Timing matters here. Leaving a tarp in place too long is rarely a good plan. Sun exposure, rain, wind, and temperature swings all wear on temporary materials. The longer the delay, the greater the chance that the tarp shifts, weakens, or starts hiding developing issues underneath.
Emergency tarping for homes vs. commercial buildings
The basic purpose is the same, but the details can look different between residential and commercial properties.
On homes, emergency tarping often follows wind damage, tree strikes, or shingle blow-off after severe weather. The damaged area may be concentrated, but access can be difficult on steep slopes, multi-story sections, or complicated roof lines.
On commercial buildings, the concern may involve punctures in single-ply membranes, lifted seams, flashing failures around rooftop units, or storm damage across a broader flat or low-slope area. Water migration can also be harder to track in larger buildings, where the point of entry and the visible leak are not always in the same place.
In either case, the principle stays the same – protect first, inspect thoroughly, and move toward permanent repairs without unnecessary delay.
Choosing the right response after storm damage
In the St.
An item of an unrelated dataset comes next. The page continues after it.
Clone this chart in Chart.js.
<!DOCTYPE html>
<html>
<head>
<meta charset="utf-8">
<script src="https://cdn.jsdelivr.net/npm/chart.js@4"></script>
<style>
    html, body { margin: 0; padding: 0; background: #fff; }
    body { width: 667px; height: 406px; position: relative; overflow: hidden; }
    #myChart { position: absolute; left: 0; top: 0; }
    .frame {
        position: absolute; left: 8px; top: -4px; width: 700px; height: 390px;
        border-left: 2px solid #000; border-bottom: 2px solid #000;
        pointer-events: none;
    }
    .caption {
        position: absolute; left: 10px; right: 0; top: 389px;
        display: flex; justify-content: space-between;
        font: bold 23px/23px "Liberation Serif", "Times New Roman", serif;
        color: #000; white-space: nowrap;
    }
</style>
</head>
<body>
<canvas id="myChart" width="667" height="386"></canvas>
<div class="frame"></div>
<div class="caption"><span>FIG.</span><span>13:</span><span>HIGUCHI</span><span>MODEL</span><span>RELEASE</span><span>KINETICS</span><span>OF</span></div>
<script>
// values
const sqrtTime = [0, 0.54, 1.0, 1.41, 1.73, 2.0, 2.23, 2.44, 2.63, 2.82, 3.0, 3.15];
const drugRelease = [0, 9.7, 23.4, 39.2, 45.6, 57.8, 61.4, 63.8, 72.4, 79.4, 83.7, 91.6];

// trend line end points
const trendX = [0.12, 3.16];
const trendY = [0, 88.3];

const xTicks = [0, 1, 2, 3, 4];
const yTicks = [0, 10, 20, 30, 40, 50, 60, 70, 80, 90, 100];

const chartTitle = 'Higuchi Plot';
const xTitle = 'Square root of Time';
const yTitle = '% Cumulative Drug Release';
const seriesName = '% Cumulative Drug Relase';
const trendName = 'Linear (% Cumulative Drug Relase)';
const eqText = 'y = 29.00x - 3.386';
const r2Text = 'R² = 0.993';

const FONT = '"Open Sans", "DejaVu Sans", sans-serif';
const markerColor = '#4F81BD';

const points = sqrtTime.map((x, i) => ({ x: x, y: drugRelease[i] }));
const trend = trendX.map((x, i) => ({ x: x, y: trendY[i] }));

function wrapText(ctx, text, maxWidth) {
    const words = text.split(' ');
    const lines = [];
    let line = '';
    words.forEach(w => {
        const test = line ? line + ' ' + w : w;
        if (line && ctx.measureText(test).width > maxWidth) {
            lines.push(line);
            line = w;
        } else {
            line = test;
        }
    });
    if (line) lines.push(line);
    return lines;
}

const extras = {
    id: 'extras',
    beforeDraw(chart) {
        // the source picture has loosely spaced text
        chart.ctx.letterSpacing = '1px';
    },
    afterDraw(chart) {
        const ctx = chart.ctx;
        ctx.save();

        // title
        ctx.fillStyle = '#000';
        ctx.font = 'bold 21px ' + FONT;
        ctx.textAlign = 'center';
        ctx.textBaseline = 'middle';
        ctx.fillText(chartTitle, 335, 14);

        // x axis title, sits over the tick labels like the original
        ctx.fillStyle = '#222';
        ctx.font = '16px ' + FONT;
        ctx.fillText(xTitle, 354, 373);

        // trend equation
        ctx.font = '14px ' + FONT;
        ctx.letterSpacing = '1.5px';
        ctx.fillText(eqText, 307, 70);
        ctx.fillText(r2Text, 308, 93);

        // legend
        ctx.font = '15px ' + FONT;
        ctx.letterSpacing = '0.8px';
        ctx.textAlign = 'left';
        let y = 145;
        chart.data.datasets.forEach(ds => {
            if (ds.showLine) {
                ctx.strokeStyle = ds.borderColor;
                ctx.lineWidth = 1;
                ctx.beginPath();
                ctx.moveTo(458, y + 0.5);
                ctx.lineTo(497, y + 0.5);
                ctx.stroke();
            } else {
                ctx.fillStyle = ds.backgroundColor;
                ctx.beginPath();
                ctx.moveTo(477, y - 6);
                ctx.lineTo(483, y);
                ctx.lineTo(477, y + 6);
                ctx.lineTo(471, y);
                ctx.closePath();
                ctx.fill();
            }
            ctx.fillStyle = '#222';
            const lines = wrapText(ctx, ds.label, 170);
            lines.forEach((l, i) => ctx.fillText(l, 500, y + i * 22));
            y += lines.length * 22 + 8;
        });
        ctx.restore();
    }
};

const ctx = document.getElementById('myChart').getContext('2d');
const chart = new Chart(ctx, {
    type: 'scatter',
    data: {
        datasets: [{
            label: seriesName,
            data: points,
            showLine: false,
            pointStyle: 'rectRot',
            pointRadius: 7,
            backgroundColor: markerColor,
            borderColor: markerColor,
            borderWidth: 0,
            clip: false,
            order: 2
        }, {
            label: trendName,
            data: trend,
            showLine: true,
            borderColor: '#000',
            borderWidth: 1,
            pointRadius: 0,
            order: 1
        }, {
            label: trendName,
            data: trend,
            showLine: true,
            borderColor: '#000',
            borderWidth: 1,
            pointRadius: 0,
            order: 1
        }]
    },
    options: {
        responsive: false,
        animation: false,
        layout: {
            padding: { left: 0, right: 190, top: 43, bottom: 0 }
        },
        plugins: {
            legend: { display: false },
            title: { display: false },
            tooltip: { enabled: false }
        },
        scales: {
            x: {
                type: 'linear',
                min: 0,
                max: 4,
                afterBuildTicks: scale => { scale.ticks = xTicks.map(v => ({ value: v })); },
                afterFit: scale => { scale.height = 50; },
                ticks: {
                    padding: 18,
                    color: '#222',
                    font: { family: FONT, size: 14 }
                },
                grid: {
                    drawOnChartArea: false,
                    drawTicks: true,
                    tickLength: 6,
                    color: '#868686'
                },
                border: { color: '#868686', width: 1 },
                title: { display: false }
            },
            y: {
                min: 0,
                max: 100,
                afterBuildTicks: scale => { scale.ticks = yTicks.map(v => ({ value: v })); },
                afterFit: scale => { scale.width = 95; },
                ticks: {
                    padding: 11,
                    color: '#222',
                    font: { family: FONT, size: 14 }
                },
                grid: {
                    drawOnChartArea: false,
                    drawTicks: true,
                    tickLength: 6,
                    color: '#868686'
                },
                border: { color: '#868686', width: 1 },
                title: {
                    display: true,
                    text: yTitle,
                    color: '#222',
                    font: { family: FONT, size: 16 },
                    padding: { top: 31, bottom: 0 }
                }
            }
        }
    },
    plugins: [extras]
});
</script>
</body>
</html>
Louis area, storms can bring high winds, hail, and flying debris that put both homes and commercial roofs at risk. When damage happens, the right response is not panic and it is not guesswork. It is getting the structure protected quickly, documenting the damage, and having a qualified contractor assess what comes next.
That is where a local, experienced crew makes a difference. Roofing & Exterior PROS handles emergency situations with the same straightforward approach property owners want for any exterior project – clear communication, honest recommendations, and work that is done to solve the problem instead of covering it up.
If your roof has been compromised, emergency tarping is not about buying time for weeks or months. It is about protecting what you can today so tomorrow’s repair does not turn into a much bigger loss. A fast response now can save a lot of frustration later.